● **PROBLEM**
Set down the full listing exactly as given. Any pictures are to be left out.

-- BEGIN --

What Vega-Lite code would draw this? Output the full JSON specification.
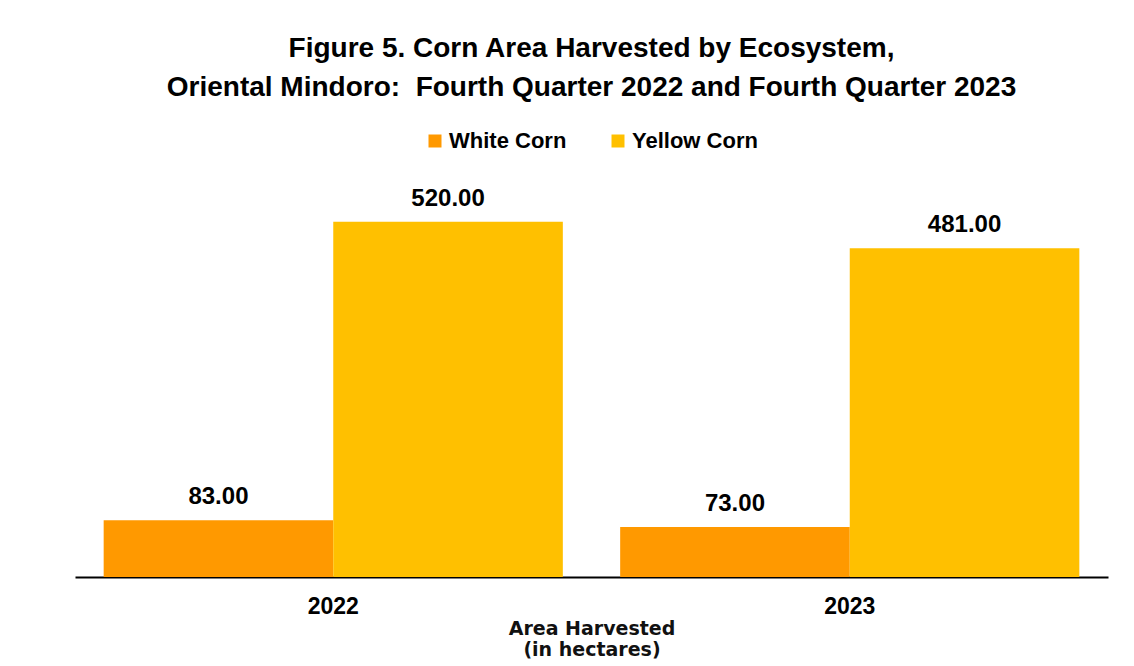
{
  "$schema": "https://vega.github.io/schema/vega-lite/v6.json",
  "width": 1033,
  "height": 410,
  "autosize": "none",
  "padding": {"left": 75, "top": 167, "right": 26, "bottom": 89},
  "background": "white",
  "title": {
    "text": ["Figure 5. Corn Area Harvested by Ecosystem,", "Oriental Mindoro:\u00a0 Fourth Quarter 2022 and Fourth Quarter 2023"],
    "font": "Liberation Sans",
    "fontSize": 28,
    "fontWeight": "bold",
    "color": "black",
    "lineHeight": 39,
    "anchor": "middle",
    "offset": 28
  },
  "data": {
    "values": [
      {"year": "2022", "type": "White Corn", "value": 83},
      {"year": "2022", "type": "Yellow Corn", "value": 520},
      {"year": "2023", "type": "White Corn", "value": 73},
      {"year": "2023", "type": "Yellow Corn", "value": 481}
    ]
  },
  "encoding": {
    "x": {
      "field": "year",
      "type": "nominal",
      "scale": {"paddingInner": 0.111, "paddingOuter": 0.0555},
      "axis": {
        "title": ["Area Harvested", "(in hectares)"],
        "titleFont": "DejaVu Sans",
        "titleFontSize": 19,
        "titleFontWeight": "bold",
        "titleColor": "#111",
        "titleLineHeight": 21,
        "titlePadding": 1,
        "labelFont": "Liberation Sans",
        "labelFontSize": 23,
        "labelFontWeight": "bold",
        "labelColor": "black",
        "labelAngle": 0,
        "labelPadding": 18,
        "ticks": false,
        "domainColor": "black",
        "domainWidth": 2
      }
    },
    "xOffset": {"field": "type", "type": "nominal", "scale": {"paddingInner": 0, "paddingOuter": 0}},
    "y": {
      "field": "value",
      "type": "quantitative",
      "scale": {"domain": [0, 600]},
      "axis": null
    }
  },
  "layer": [
    {
      "mark": {"type": "bar"},
      "encoding": {
        "color": {
          "field": "type",
          "type": "nominal",
          "scale": {"domain": ["White Corn", "Yellow Corn"], "range": ["#FF9900", "#FFC000"]},
          "legend": {
            "title": null,
            "orient": "none",
            "legendX": 349,
            "legendY": -37,
            "direction": "horizontal",
            "symbolType": "square",
            "symbolSize": 169,
            "symbolStrokeWidth": 0,
            "labelFont": "Liberation Sans",
            "labelFontSize": 22,
            "labelFontWeight": "bold",
            "labelColor": "black",
            "labelOffset": 3,
            "columnPadding": 40
          }
        }
      }
    },
    {
      "mark": {"type": "text", "dy": -16, "baseline": "alphabetic", "font": "Liberation Sans", "fontSize": 24, "fontWeight": "bold", "color": "black"},
      "encoding": {
        "text": {"field": "value", "type": "quantitative", "format": ".2f"}
      }
    }
  ],
  "config": {
    "view": {"stroke": null}
  }
}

-- END --

● **CORRECT RESULT**
What Vega-Lite code would draw this? Output the full JSON specification.
{
  "$schema": "https://vega.github.io/schema/vega-lite/v6.json",
  "width": 1033,
  "height": 410,
  "autosize": "none",
  "padding": {"left": 75, "top": 167, "right": 26, "bottom": 89},
  "background": "white",
  "title": {
    "text": ["Figure 5. Corn Area Harvested by Ecosystem,", "Oriental Mindoro:\u00a0 Fourth Quarter 2022 and Fourth Quarter 2023"],
    "font": "Liberation Sans",
    "fontSize": 28,
    "fontWeight": "bold",
    "color": "black",
    "lineHeight": 39,
    "anchor": "middle",
    "offset": 28
  },
  "data": {
    "values": [
      {"year": "2022", "type": "White Corn", "value": 83},
      {"year": "2022", "type": "Yellow Corn", "value": 520},
      {"year": "2023", "type": "White Corn", "value": 73},
      {"year": "2023", "type": "Yellow Corn", "value": 481}
    ]
  },
  "encoding": {
    "x": {
      "field": "year",
      "type": "nominal",
      "scale": {"paddingInner": 0.111, "paddingOuter": 0.0555},
      "axis": {
        "title": ["Area Harvested", "(in hectares)"],
        "titleFont": "DejaVu Sans",
        "titleFontSize": 19,
        "titleFontWeight": "bold",
        "titleColor": "#111",
        "titleLineHeight": 21,
        "titlePadding": 1,
        "labelFont": "Liberation Sans",
        "labelFontSize": 23,
        "labelFontWeight": "bold",
        "labelColor": "black",
        "labelAngle": 0,
        "labelPadding": 18,
        "ticks": false,
        "domainColor": "black",
        "domainWidth": 2
      }
    },
    "xOffset": {"field": "type", "type": "nominal", "scale": {"paddingInner": 0, "paddingOuter": 0}},
    "y": {
      "field": "value",
      "type": "quantitative",
      "scale": {"domain": [0, 600]},
      "axis": null
    }
  },
  "layer": [
    {
      "mark": {"type": "bar"},
      "encoding": {
        "color": {
          "field": "type",
          "type": "nominal",
          "scale": {"domain": ["White Corn", "Yellow Corn"], "range": ["#FF9900", "#FFC000"]},
          "legend": {
            "title": null,
            "orient": "none",
            "legendX": 349,
            "legendY": -37,
            "direction": "horizontal",
            "symbolType": "square",
            "symbolSize": 169,
            "symbolStrokeWidth": 0,
            "labelFont": "Liberation Sans",
            "labelFontSize": 22,
            "labelFontWeight": "bold",
            "labelColor": "black",
            "labelOffset": 3,
            "columnPadding": 40
          }
        }
      }
    },
    {
      "mark": {"type": "text", "dy": -16, "baseline": "alphabetic", "font": "Liberation Sans", "fontSize": 24, "fontWeight": "bold", "color": "black"},
      "encoding": {
        "text": {"field": "value", "type": "quantitative", "format": ".2f"}
      }
    }
  ],
  "config": {
    "view": {"stroke": null}
  }
}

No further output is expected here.